Every 7 to 10 years, an aspirant monk from any of the temples on the mountain applies and is selected to undergo a 12-year cycle of austerities. Men and women may apply although no woman has been selected yet. Mind you, this is after being initiated as a monk by walking 18 miles a day for 100 straight days and secluding oneself in a 40 foot x 70 foot temple for 90 days while walking around the inner edge for 20+ hours a day in prayer. Food is brought into the temple for the aspirant who neither washes nor bathes for those 90 days.

Included in this 12-year cycle is a 1,000 day trek. (I use the word “trek” because at no point does the aspirant run. But, the aspirant will be moving at 12-15 minute mile pace on seriously steep inclines, which is a faster pace than many people average during multi-day races.) In fact, Sennichi Kaihogyo means “those who complete the thousand day circumambulation.” The trek is conducted in most part through the picturesque forests, with a minimum of one daily ascent and descent of the 1000-meter tall Mt. Hiei, mostly via single-track unmarked trails. That 1,000-day trek is broken into 100-day cycles. The aspirant has 7 years to complete those 10 cycles. Each cycle has a different length, beginning at 18 miles and concluding with an astounding 52 miles a day.

The aspirant undertakes this effort under pain of death – meaning that if one fails to complete the daily trek, death by suicide is mandatory. No one, apparently, has had to end their life in the last 100 years, but plenty have in the hoary past.

And that’s not all! After the 6th cycle, the aspirant must undergo an 9-day doiri, a fast demanding the abstinence of food, sleep and water. Monks remain with the aspirant to chant 24 hours a day and to keep the aspirant awake. At the conclusion of the last cycle, the aspirant must sit in front of a fire for 9 days, offering prayers written on sticks, forbidden from drinking water during the waking hours.

After walking the course with Isomura, I realized the incredibly physicality of this quest. Although the aspirant doesn’t focus on movement, but rather on the 200 some-odd prayer and meditation stops, the course was slippery, steep and hard enough to navigate in running shoes.
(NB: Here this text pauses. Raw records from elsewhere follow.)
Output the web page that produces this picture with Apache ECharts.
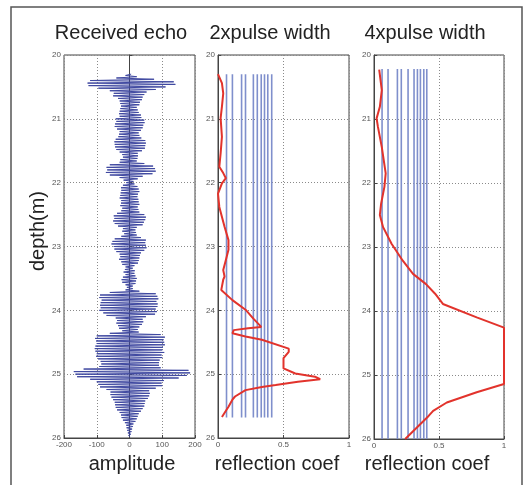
<!DOCTYPE html>
<html>
<head>
<meta charset="utf-8">
<script src="https://cdn.jsdelivr.net/npm/echarts@6/dist/echarts.min.js"></script>
<style>
  html, body { margin: 0; padding: 0; background: #fff; }
  #chart { width: 532px; height: 485px; }
</style>
</head>
<body>
<div id="chart"></div>
<script>
// panel titles and axis names
const panelTitles = ["Received echo", "2xpulse width", "4xpulse width"];
const xAxisNames = ["amplitude", "reflection coef", "reflection coef"];
const depthTicks = [20, 21, 22, 23, 24, 25, 26];

// received echo: one sample every 0.02 m from 20.30 m
const echoDepthStart = 20.30;
const echoDepthStep = 0.02;
const echoAmplitude = [
  5, -12, 22, -40, 75, -120, 135, -128, 140, -125,
  110, -95, 80, -60, 52, -48, 45, -50, 40, -35,
  38, -30, 32, -28, 30, -26, 22, -28, 25, -30,
  28, -32, 35, -30, 36, -42, 45, -40, 46, -44,
  42, -45, 40, -38, 35, -30, 28, -32, 30, -34,
  36, -42, 48, -46, 50, -45, 48, -44, 47, -40,
  38, -30, 25, -22, 26, -20, 24, -28, 22, -30,
  45, -60, 72, -70, 78, -68, 80, -72, 70, -60,
  40, -30, 25, -18, 12, -10, 15, -20, 24, -26,
  28, -25, 30, -27, 26, -28, 24, -30, 27, -25,
  28, -26, 30, -28, 25, -22, 27, -25, 30, -38,
  45, -48, 50, -46, 48, -50, 44, -45, 40, -35,
  22, -20, 18, -22, 20, -16, 22, -25, 35, -45,
  50, -52, 48, -55, 50, -48, 52, -46, 45, -40,
  35, -30, 32, -28, 30, -32, 28, -25, 26, -22,
  15, -12, 10, -14, 16, -18, 15, -12, 18, -20,
  22, -24, 20, -22, 18, -12, 10, -8, 10, -12,
  30, -60, 80, -90, 85, -92, 88, -85, 82, -88,
  86, -90, 85, -88, 80, -92, 84, -80, 78, -70,
  50, -42, 40, -38, 42, -40, 38, -35, 30, -32,
  25, -22, 28, -60, 95, -100, 108, -105, 104, -102,
  106, -100, 108, -104, 102, -106, 100, -104, 106, -100,
  98, -102, 100, -96, 92, -88, 90, -86, 90, -92,
  95, -140, 180, -170, 185, -165, 175, -160, 150, -120,
  105, -100, 98, -95, 100, -90, 80, -70, 60, -58,
  62, -58, 60, -55, 56, -50, 48, -45, 46, -44,
  45, -42, 40, -38, 35, -30, 28, -26, 25, -24,
  22, -20, 18, -14, 12, -10, 10, -9, 8, -7,
  6, -5, 4, -3, 2
];

// layer positions (reflection coef of the blue sticks)
const sticks2x = [0.065, 0.11, 0.18, 0.21, 0.27, 0.30, 0.33, 0.355, 0.38, 0.41];
const sticks4x = [0.062, 0.108, 0.18, 0.21, 0.262, 0.308, 0.334, 0.357, 0.383, 0.406];
const sticks2xDepth = [20.30, 25.68];
const sticks4xDepth = [20.22, 26.0];

// red curves: [reflection coef, depth]
const curve2x = [
  [0.0, 20.30], [0.03, 20.44], [0.04, 20.60], [0.03, 20.81], [0.02, 20.99],
  [0.03, 21.28], [0.02, 21.54], [0.01, 21.75], [0.04, 21.85], [0.06, 21.93],
  [0.03, 22.01], [0.0, 22.17], [0.01, 22.38], [0.05, 22.69], [0.08, 22.90],
  [0.08, 23.05], [0.06, 23.21], [0.04, 23.37], [0.05, 23.47], [0.04, 23.52],
  [0.025, 23.68], [0.11, 23.84], [0.21, 23.99], [0.27, 24.13], [0.33, 24.26],
  [0.23, 24.28], [0.12, 24.31], [0.11, 24.36], [0.21, 24.41], [0.335, 24.46],
  [0.54, 24.60], [0.54, 24.65], [0.50, 24.75], [0.50, 24.91], [0.59, 24.99],
  [0.74, 25.04], [0.78, 25.08], [0.61, 25.12], [0.44, 25.17], [0.335, 25.20],
  [0.21, 25.25], [0.13, 25.35], [0.11, 25.40], [0.08, 25.51], [0.03, 25.67]
];
const curve4x = [
  [0.04, 20.23], [0.06, 20.55], [0.045, 20.81], [0.02, 20.99], [0.03, 21.12],
  [0.06, 21.44], [0.09, 21.85], [0.08, 22.06], [0.055, 22.32], [0.045, 22.50],
  [0.07, 22.69], [0.135, 22.95], [0.22, 23.21], [0.30, 23.42], [0.40, 23.58],
  [0.47, 23.73], [0.53, 23.89], [0.79, 24.10], [1.0, 24.26], [1.0, 25.14],
  [0.79, 25.27], [0.56, 25.43], [0.455, 25.56], [0.42, 25.64], [0.33, 25.82],
  [0.24, 26.0]
];

const echoData = echoAmplitude.map((a, i) => [a, +(echoDepthStart + i * echoDepthStep).toFixed(2)]);

const grids = [
  { left: 64, top: 55, width: 131, height: 383 },
  { left: 218, top: 55, width: 131, height: 383 },
  { left: 374, top: 55, width: 130, height: 384 },
];
const xRanges = [
  { min: -200, max: 200, interval: 100 },
  { min: 0, max: 1, interval: 0.5 },
  { min: 0, max: 1, interval: 0.5 },
];

const chart = echarts.init(document.getElementById("chart"), null, { renderer: "canvas" });

const dotted = { show: true, lineStyle: { color: "#8a8a8a", type: [1, 2], width: 1 } };
const tickLabel = { color: "#555", fontSize: 8, fontFamily: "Liberation Sans" };

function stickSeries(xs, depth, axisIndex) {
  return xs.map((x) => ({
    type: "line",
    xAxisIndex: axisIndex,
    yAxisIndex: axisIndex,
    showSymbol: false,
    silent: true,
    lineStyle: { color: "#7f8fcc", width: 1.6 },
    data: [[x, depth[0]], [x, depth[1]]],
  }));
}

const option = {
  animation: false,
  backgroundColor: "#fff",
  grid: grids.map((g) => ({ ...g, show: true, borderColor: "#444", borderWidth: 1, backgroundColor: "#fff" })),
  xAxis: grids.map((g, i) => ({
    type: "value",
    gridIndex: i,
    min: xRanges[i].min,
    max: xRanges[i].max,
    interval: xRanges[i].interval,
    axisLine: { show: true, onZero: false, lineStyle: { color: "#444" } },
    axisTick: { show: true, inside: true, length: 3, lineStyle: { color: "#444" } },
    axisLabel: { ...tickLabel, margin: 3 },
    splitLine: dotted,
  })),
  yAxis: grids.map((g, i) => ({
    type: "value",
    gridIndex: i,
    inverse: true,
    min: depthTicks[0],
    max: depthTicks[depthTicks.length - 1],
    interval: 1,
    axisLine: { show: true, lineStyle: { color: "#444" } },
    axisTick: { show: true, inside: true, length: 3, lineStyle: { color: "#444" } },
    axisLabel: { ...tickLabel, margin: 3 },
    splitLine: dotted,
  })),
  graphic: [
    { type: "rect", shape: { x: 11, y: 7, width: 511, height: 490 }, style: { fill: "none", stroke: "#555", lineWidth: 1.5 }, silent: true },
    ...panelTitles.map((t, i) => ({
      type: "text",
      x: [121, 270, 425][i],
      y: 33,
      style: { text: t, fill: "#222", font: "20px 'Liberation Sans'", align: "center", verticalAlign: "middle" },
    })),
    ...xAxisNames.map((t, i) => ({
      type: "text",
      x: [132, 277, 427][i],
      y: 464,
      style: { text: t, fill: "#222", font: "20px 'Liberation Sans'", align: "center", verticalAlign: "middle" },
    })),
    {
      type: "text",
      x: 38,
      y: 231,
      rotation: Math.PI / 2,
      style: { text: "depth(m)", fill: "#222", font: "20px 'Liberation Sans'", align: "center", verticalAlign: "middle" },
    },
  ],
  series: [
    {
      type: "line",
      xAxisIndex: 0,
      yAxisIndex: 0,
      showSymbol: false,
      lineStyle: { color: "#3f48a0", width: 1 },
      data: echoData,
    },
    ...stickSeries(sticks2x, sticks2xDepth, 1),
    ...stickSeries(sticks4x, sticks4xDepth, 2),
    {
      type: "line",
      xAxisIndex: 1,
      yAxisIndex: 1,
      showSymbol: false,
      lineStyle: { color: "#e2332c", width: 2 },
      data: curve2x,
    },
    {
      type: "line",
      xAxisIndex: 2,
      yAxisIndex: 2,
      showSymbol: false,
      lineStyle: { color: "#e2332c", width: 2 },
      data: curve4x,
    },
  ],
};

chart.setOption(option);
</script>
</body>
</html>
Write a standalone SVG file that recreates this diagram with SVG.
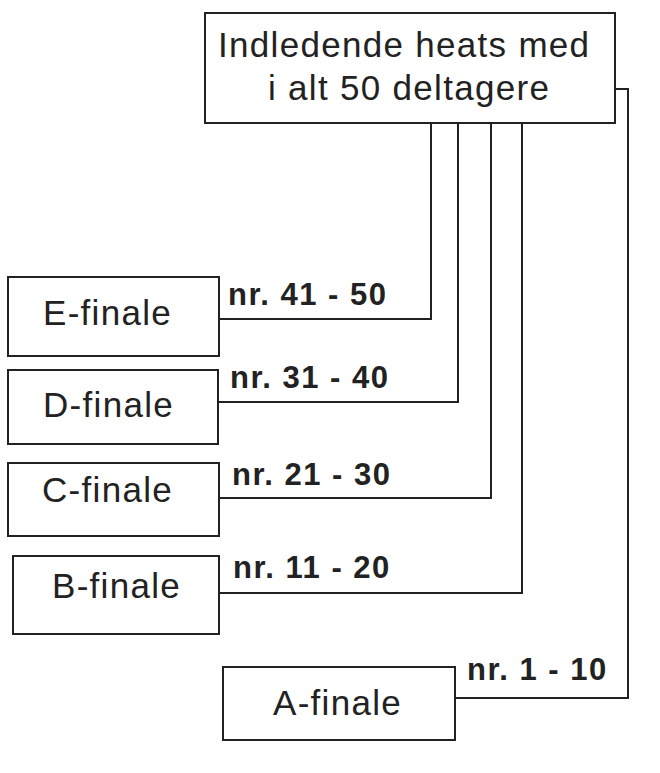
<svg xmlns="http://www.w3.org/2000/svg" width="660" height="773" viewBox="0 0 660 773">
<style>
.box{fill:#fff;stroke:#222;stroke-width:2}
.lbl{font-family:"Liberation Sans",Arial,sans-serif;font-size:35px;letter-spacing:1.3px;fill:#222}
.edge{fill:none;stroke:#222;stroke-width:2}
.elbl{font-family:"Liberation Sans",Arial,sans-serif;font-size:31px;font-weight:bold;letter-spacing:1.5px;fill:#222}
</style>
<rect width="660" height="773" fill="#fff"/>
<g id="connectors">
<polyline class="edge" points="615,89 628,89 628,698 455,698"/>
<polyline class="edge" points="431,123 431,319 219,319"/>
<polyline class="edge" points="458,123 458,402 218,402"/>
<polyline class="edge" points="491,123 491,498 219,498"/>
<polyline class="edge" points="522,123 522,593 219,593"/>
<text class="elbl" x="228" y="305">nr. 41 - 50</text>
<text class="elbl" x="230" y="388">nr. 31 - 40</text>
<text class="elbl" x="232" y="485">nr. 21 - 30</text>
<text class="elbl" x="233" y="578">nr. 11 - 20</text>
<text class="elbl" x="467" y="680">nr. 1 - 10</text>
</g>
<g id="heats">
<rect class="box" x="205" y="13" width="410" height="110"/>
<text class="lbl" x="218" y="57">Indledende heats med</text>
<text class="lbl" x="268" y="100">i alt 50 deltagere</text>
</g>
<g id="e-finale">
<rect class="box" x="8" y="277" width="211" height="79"/>
<text class="lbl" x="43" y="325">E-finale</text>
</g>
<g id="d-finale">
<rect class="box" x="8" y="370" width="210" height="74"/>
<text class="lbl" x="43" y="417">D-finale</text>
</g>
<g id="c-finale">
<rect class="box" x="8" y="463" width="211" height="73"/>
<text class="lbl" x="42" y="502">C-finale</text>
</g>
<g id="b-finale">
<rect class="box" x="13" y="556" width="206" height="78"/>
<text class="lbl" x="52" y="598">B-finale</text>
</g>
<g id="a-finale">
<rect class="box" x="223" y="667" width="232" height="73"/>
<text class="lbl" x="273" y="715">A-finale</text>
</g>
</svg>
The aspirant, however, is adorned in a white robe and wears bamboo sandals that can disintegrate after 20-30 miles. Furthermore, most aspirants prefer to do their daily mileage without any aid. Villagers offer food and drink, but because the aspirant is obliged to consume all that is offered, they generally avoid any calories on the course. Many avoid drinking water even.

How is this all possible? It was abundantly clear that inner joy had a part to play in the monks’ trek. Death isn’t a positive motivator for entering into such a challenge. The meditation and prayer seemingly provided the physical and spiritual energy for this massive undertaking, which, of course, was done with the intention of progressing closer to enlightenment.

Isomura-san relaxes after our 18 mile hike.

After walking the course with Isomura, he gave me a smiling hint that I would soon be given permission to observe and document the inner secrets behind the Sennichi Kaihogyo firsthand. I would be returning to Kyoto once more.